In this piece by Sharan Burrow, General Secretary of the International Trade Union Confederation and member of the Global Commission on the Economy and Climate, we hear a resounding call for leadership. Tim Nixon, Managing Editor, Thomson Reuters Sustainability.
2018 will be remembered as the year that the climate warning hit rich countries. Temperature records have been set in Taiwan, Europe and the USA. Heat stroke has killed many people in countries including Japan, South Korea and Greece. Construction, agriculture and transport workers have suffered and even died from doing their jobs in these conditions.
The Intergovernmental Panel on Climate Change’s recently released report made for a sobering read. It showed us in no uncertain terms that acting on climate isn’t a choice, it’s a necessity: We’re already living in a world 1°C warmer than it should be, and every fraction of a degree further matters.

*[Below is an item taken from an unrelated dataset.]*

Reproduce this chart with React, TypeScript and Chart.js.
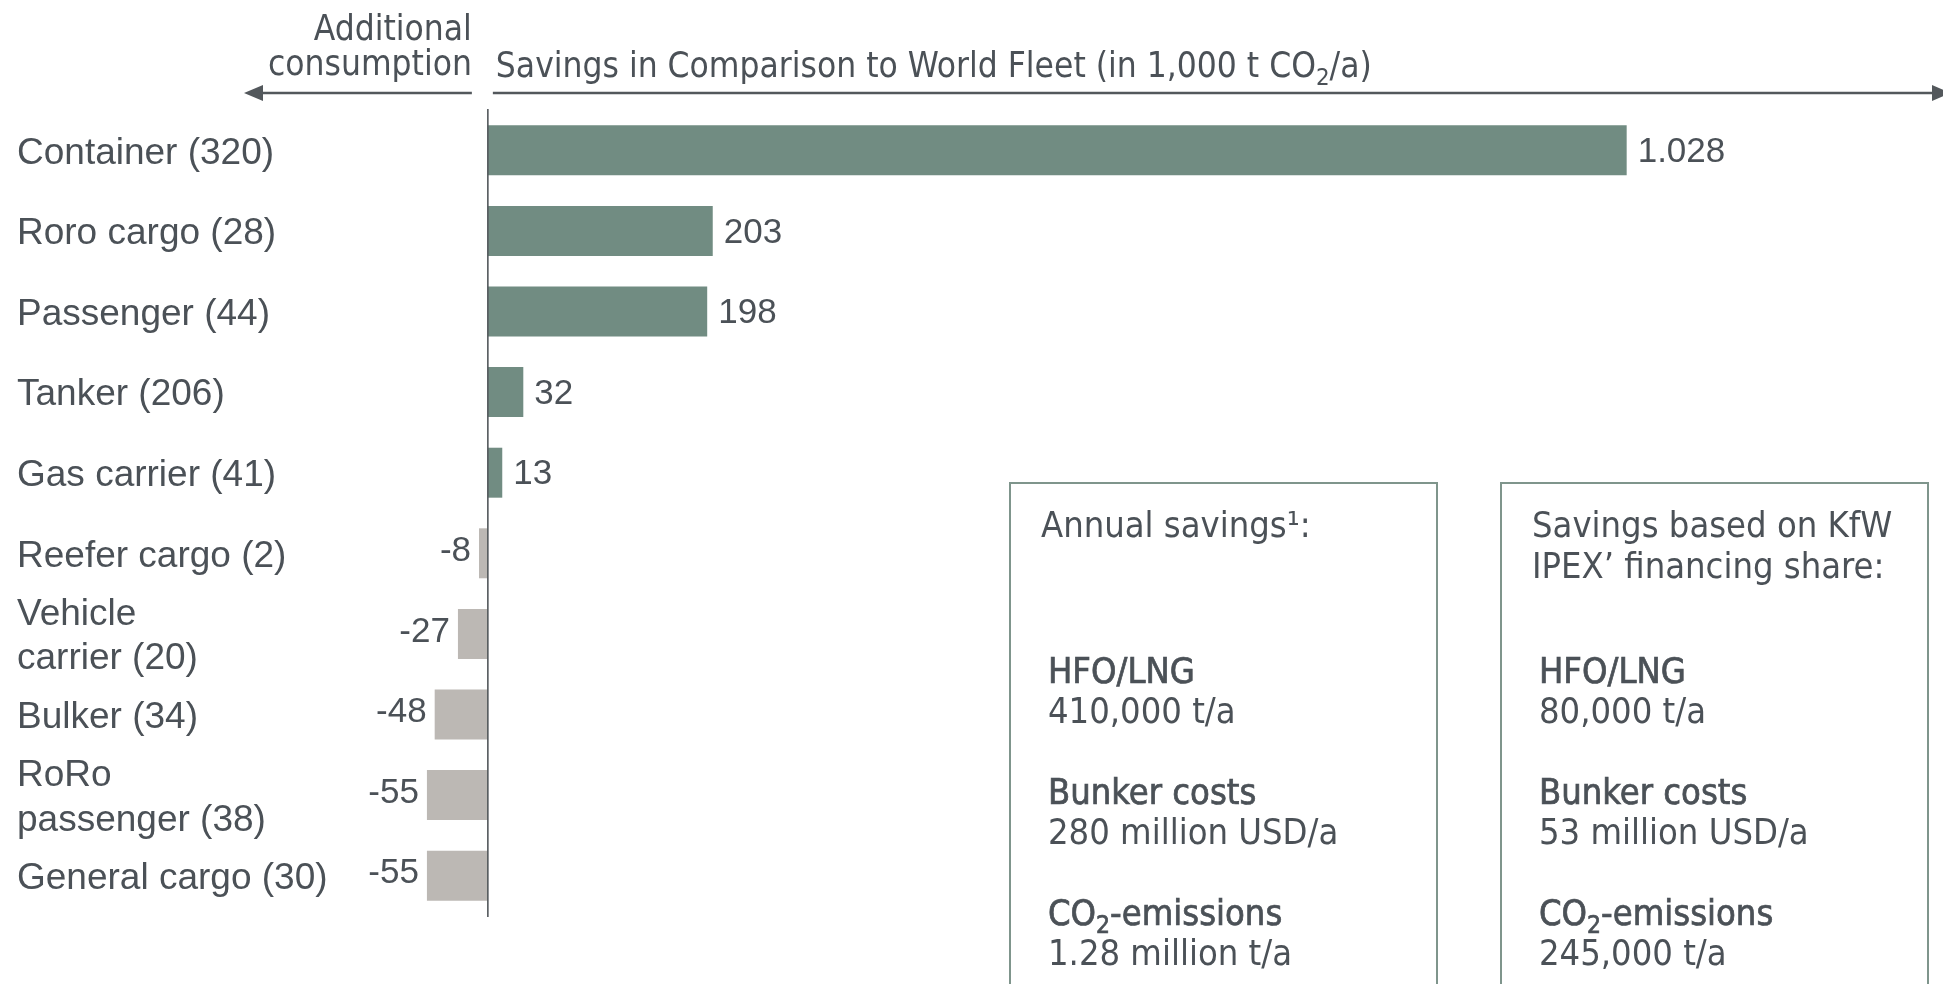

Thankfully, the world’s biggest problem is also our biggest opportunity.
Creating a sustainable, inclusive economy will unlock multiple benefits that will improve lives and livelihoods for millions. New research from the New Climate Economy shows that bold climate action could unlock US$26 trillion in economic benefits through to 2030. It could also generate 65 million new low-carbon jobs globally in 2030, more than offsetting employment reductions in some declining sectors. Bold climate action, if done right, can also lead to an increase in women’s participation in the labour force.
Faced with the threat of runaway climate impacts and the promise of a cleaner, safer, more prosperous world, it’s clear that the real choice lies not in whether but in how we act on climate. As the world shifts away from fossil fuels, will we support the people and communities who have powered our lives in the past to transition to new livelihoods and opportunities? Or will we try to resist this inevitable shift, delaying and potentially making the transition even harder and costlier? There is undoubtedly real tension between the urgent need to curb greenhouse gas emissions and the pace at which we can expect communities and workers to adjust to a new low-carbon economy. But we can, and we must, address that tension.
The missing link between the world moving as quickly as is required to avoid catastrophic climate impacts and keeping the social fabric of our communities intact is what we call a “just transition”. In other words, society must build a bridge from where we are today to a future where jobs are green and decent, and poverty is eradicated, while communities thrive and are resilient.
The good news is we increasingly know how to do it. This isn’t about taking a running jump and hoping for the best. Building a bridge requires a planned and careful approach that includes: National and regional governments, working in partnership with industry and trade unions, to develop transition strategies; Diversification of local economies, something local universities and trade schools can play a key role in; The safeguarding of pensions and social protections that are essential for workers and their families to meet basic needs during periods of unemployment, retraining, or education; and open and transparent dialogue between government, businesses, trade unions, civil society, and communities.
Only through real and sometimes tough dialogue can we hope to reduce fear and conflict. The Government of Canada and the Province of Alberta know this, which is why they have already established social dialogues with coal workers and communities as they work to phase-out coal. Some of Alberta’s carbon price revenues have also been allocated to coal communities to further support their re-training and the economic transition. And in Uruguay, a rapid energy transition has moved the country from dependence on fossil fuel-based electricity and oil imports to having enough renewable power not only to supply over 94% of their own electricity system, but also to be able to export one third of the power they generate to Argentina. All while adhering to the International Labour Organization’s guidelines for a just transition.
Many other countries and regions – including New Zealand, Spain, Norway, Germany, and Port Augusta in Australia – are developing processes and dialogues to address these issues. And the Powering Past Coal Alliance, which consists of over 60 governments, organisations and leading businesses, has enormous potential to further support social dialogues.
These efforts provide inspiring examples for leaders of developed and developing countries on how to take earnest and concrete steps towards ensuring a future for all people, including those displaced by new climate economy industries and businesses. And by putting COP24 in coal-rich Katowice, the Polish COP presidency has pulled this essential but unglamorous pursuit to the top of the policy agenda, where it belongs.
We need commitments to building jobs and decent work on a living planet. We need to build trust and confidence that governments will invest in social dialogue and include the measures to ensure no one is left behind. It will take all of us.